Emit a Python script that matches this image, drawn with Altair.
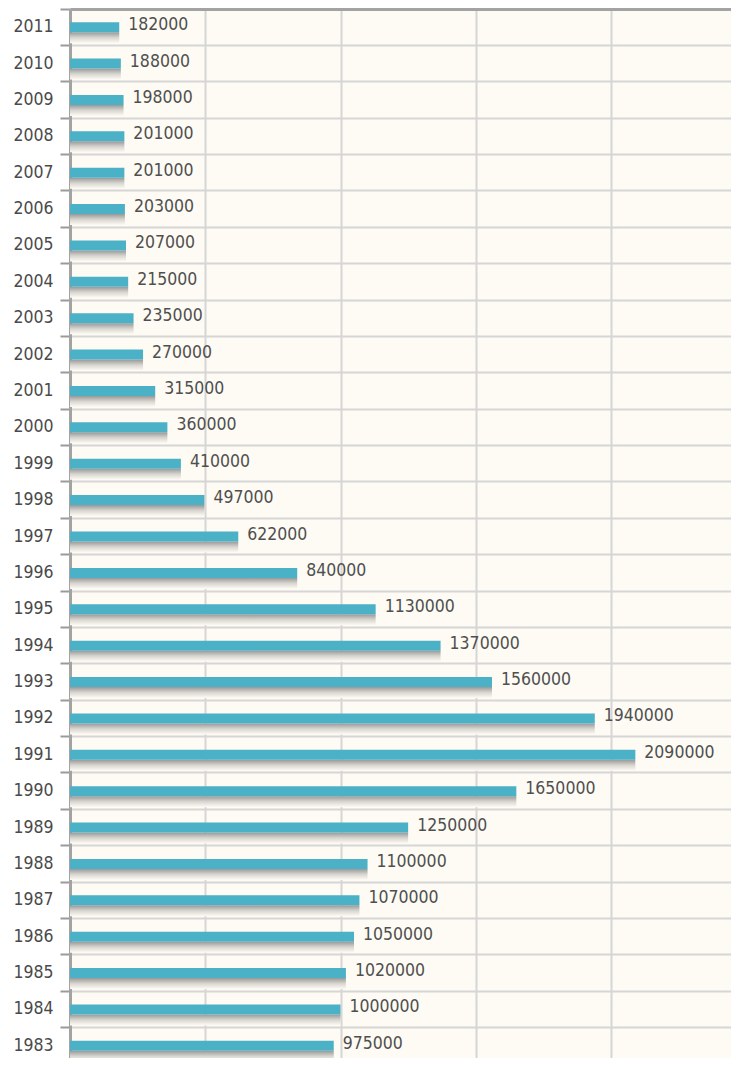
import altair as alt
import pandas as pd

years = [2011, 2010, 2009, 2008, 2007, 2006, 2005, 2004, 2003, 2002, 2001, 2000,
         1999, 1998, 1997, 1996, 1995, 1994, 1993, 1992, 1991, 1990, 1989, 1988,
         1987, 1986, 1985, 1984, 1983]
values = [182000, 188000, 198000, 201000, 201000, 203000, 207000, 215000, 235000,
          270000, 315000, 360000, 410000, 497000, 622000, 840000, 1130000, 1370000,
          1560000, 1940000, 2090000, 1650000, 1250000, 1100000, 1070000, 1050000,
          1020000, 1000000, 975000]
grid_values = [0, 500000, 1000000, 1500000, 2000000]

df = pd.DataFrame({"year": [str(y) for y in years], "value": values})
order = [str(y) for y in years]

FONT = "DejaVu Sans Condensed"
W = 661
XMAX = W / 135.25 * 500000

x_enc = alt.X("value:Q", scale=alt.Scale(domain=[0, XMAX], nice=False, zero=True),
              axis=alt.Axis(orient="top", values=grid_values, labels=False, ticks=False,
                            domain=True, domainColor="#a3a3a3", domainWidth=3,
                            grid=True, gridColor="#d6d6d6", gridWidth=2, title=None))
y_enc = alt.Y("year:N", sort=order,
              scale=alt.Scale(paddingInner=0, paddingOuter=0),
              axis=alt.Axis(title=None, bandPosition=0, labelFont=FONT, labelFontSize=17.5,
                            labelColor="#4a4a4a", labelPadding=7, labelBaseline="middle",
                            ticks=True, tickColor="#9a9a9a", tickSize=10, tickWidth=2,
                            domain=True, domainColor="#a3a3a3", domainWidth=3,
                            grid=True, gridColor="#d6d6d6", gridWidth=2))

base = alt.Chart(df)

shadow = base.mark_bar(
    size=11, yOffset=10.5, x2Offset=-8,
    color=alt.Gradient(gradient="linear",
                       stops=[alt.GradientStop(color="#999999", offset=0),
                              alt.GradientStop(color="#d8d6d0", offset=0.5),
                              alt.GradientStop(color="#fdfbf3", offset=1)],
                       x1=0, x2=0, y1=0, y2=1),
).encode(x=x_enc, y=y_enc)

bars = base.mark_bar(size=10, color="#4bb1c6").encode(x=x_enc, y=y_enc)

labels = base.mark_text(align="left", baseline="middle", dx=9, dy=-2, font=FONT,
                        fontSize=17.5, color="#4f4f4f").encode(
    x="value:Q", y=alt.Y("year:N", sort=order), text="value:Q")

chart = alt.layer(shadow, bars, labels).properties(
    width=W, height=1055,
    autosize=alt.AutoSizeParams(type="none"),
    padding={"left": 62, "top": 1, "right": 0, "bottom": -6},
    background="#ffffff",
).configure_view(fill="#fdfbf3", stroke=None)

chart.save("out.html", embed_options={"renderer": "svg", "actions": False})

**Exercise prompt**
Reproduce every line of the material precisely, omitting its pictures.

**Response**
Emit a Python script that matches this image, drawn with Altair.
import altair as alt
import pandas as pd

years = [2011, 2010, 2009, 2008, 2007, 2006, 2005, 2004, 2003, 2002, 2001, 2000,
         1999, 1998, 1997, 1996, 1995, 1994, 1993, 1992, 1991, 1990, 1989, 1988,
         1987, 1986, 1985, 1984, 1983]
values = [182000, 188000, 198000, 201000, 201000, 203000, 207000, 215000, 235000,
          270000, 315000, 360000, 410000, 497000, 622000, 840000, 1130000, 1370000,
          1560000, 1940000, 2090000, 1650000, 1250000, 1100000, 1070000, 1050000,
          1020000, 1000000, 975000]
grid_values = [0, 500000, 1000000, 1500000, 2000000]

df = pd.DataFrame({"year": [str(y) for y in years], "value": values})
order = [str(y) for y in years]

FONT = "DejaVu Sans Condensed"
W = 661
XMAX = W / 135.25 * 500000

x_enc = alt.X("value:Q", scale=alt.Scale(domain=[0, XMAX], nice=False, zero=True),
              axis=alt.Axis(orient="top", values=grid_values, labels=False, ticks=False,
                            domain=True, domainColor="#a3a3a3", domainWidth=3,
                            grid=True, gridColor="#d6d6d6", gridWidth=2, title=None))
y_enc = alt.Y("year:N", sort=order,
              scale=alt.Scale(paddingInner=0, paddingOuter=0),
              axis=alt.Axis(title=None, bandPosition=0, labelFont=FONT, labelFontSize=17.5,
                            labelColor="#4a4a4a", labelPadding=7, labelBaseline="middle",
                            ticks=True, tickColor="#9a9a9a", tickSize=10, tickWidth=2,
                            domain=True, domainColor="#a3a3a3", domainWidth=3,
                            grid=True, gridColor="#d6d6d6", gridWidth=2))

base = alt.Chart(df)

shadow = base.mark_bar(
    size=11, yOffset=10.5, x2Offset=-8,
    color=alt.Gradient(gradient="linear",
                       stops=[alt.GradientStop(color="#999999", offset=0),
                              alt.GradientStop(color="#d8d6d0", offset=0.5),
                              alt.GradientStop(color="#fdfbf3", offset=1)],
                       x1=0, x2=0, y1=0, y2=1),
).encode(x=x_enc, y=y_enc)

bars = base.mark_bar(size=10, color="#4bb1c6").encode(x=x_enc, y=y_enc)

labels = base.mark_text(align="left", baseline="middle", dx=9, dy=-2, font=FONT,
                        fontSize=17.5, color="#4f4f4f").encode(
    x="value:Q", y=alt.Y("year:N", sort=order), text="value:Q")

chart = alt.layer(shadow, bars, labels).properties(
    width=W, height=1055,
    autosize=alt.AutoSizeParams(type="none"),
    padding={"left": 62, "top": 1, "right": 0, "bottom": -6},
    background="#ffffff",
).configure_view(fill="#fdfbf3", stroke=None)

chart.save("out.html", embed_options={"renderer": "svg", "actions": False})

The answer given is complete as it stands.